* I’m still over at Robot 6–if you’d like, you can click here to see all my posts so far.
* TheOneRing.net reports that the Tolkien Estate and New Line Cinema have reached a settlement over revenue from The Lord of the Rings movies. When oh when will some brave soul stand up to the Cult of the Author?
* This week’s League of Tana Tea Drinkers best-of roundup features a diverse lot of horrors for your reading pleasure: Blackest Night, The Bird with the Crystal Plumage, Mother’s Day posters, Shrooms, Faces of Death, and post-millennial “road horror” movies.
* God knows I’m a sucker for good World of Warcraft blogging, so I dug this little Matt Maxwell piece about a particularly well-imagined and exciting final boss of a particular part of the game. Besides effectively communicating the baroque, multifaceted maneuvers you need to pull off to survive the fight to a noob like me, he also emphasizes how a good game will catch you off guard even when, as is the case with many WoW players, you’ve been hacking away at it for a very long time. Also there are giant insects.

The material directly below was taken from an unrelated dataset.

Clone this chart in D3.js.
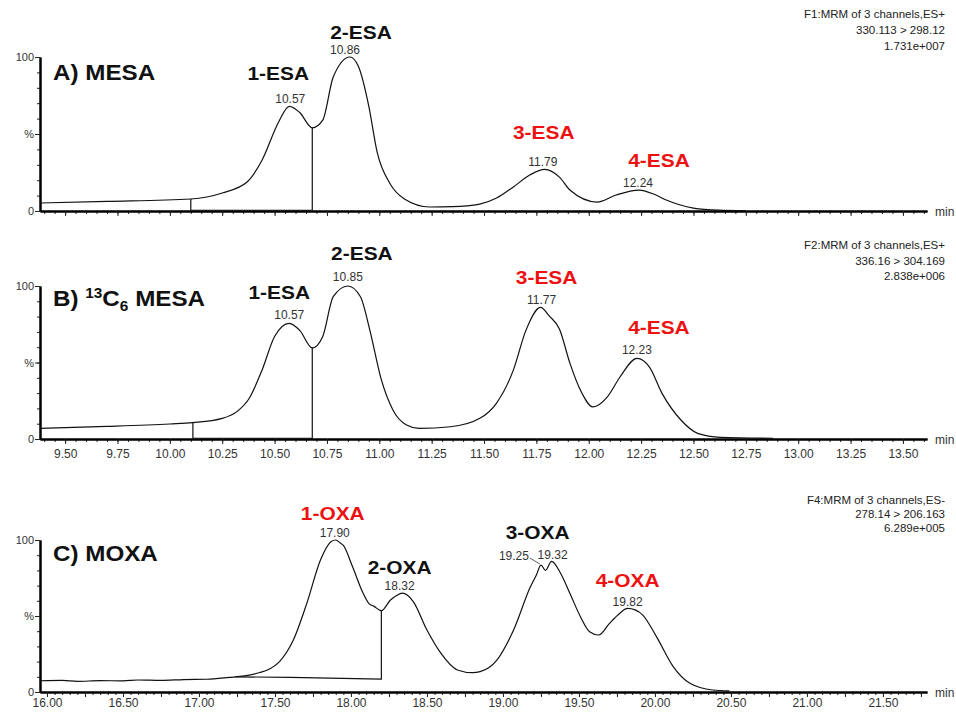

* Curt Purcell’s epic comparison of Blackest Night and The Great Darkness Saga continues with an examination of that most underappreciated of tools available to the cosmic-comic artist: the generic planetscape establishing shot.
* Having finally watched the final three parts of Matt Zoller Seitz and Aaron Aradillas’s five-part video essay on the evolution of the modern blockbuster via the summer movies of 1984 and 1989, I have to say it really only lives up to the latter half of that particular billing. If there is a case to be made that the smaller movies they talk about–pioneering indie films like Do the Right Thing and sex, lies and videotape; teen movies like Heathers and Say Anything; mainstream Hollywood movies with no explosions like Field of Dreams and Dead Poets Society–did any sort of cross-pollinating with the big movies they discuss–Batman, Indiana Jones and the Last Crusade, Lethal Weapon 2, The Abyss–to lead to “the modern blockbuster” as we know it, they don’t make it. Nor do they specifically cite Batman as the kick-off for the way we think of Summer Blockbusters today, which is always how I’d remembered it; nor do they discuss what kind of audiences went to these movies, which I figured was where the linkage with all the teen movies they were talking about would come. But that said, it’s still a fun tour of what made all these flicks tick, and anything that touts the brilliance of Tim Burton’s Batman, still the best superhero movie ever made by a comfortable margin, is okay by me.
* Alright, alright, I’ll go see Paranormal Activity if it comes out anywhere near me this September. You win!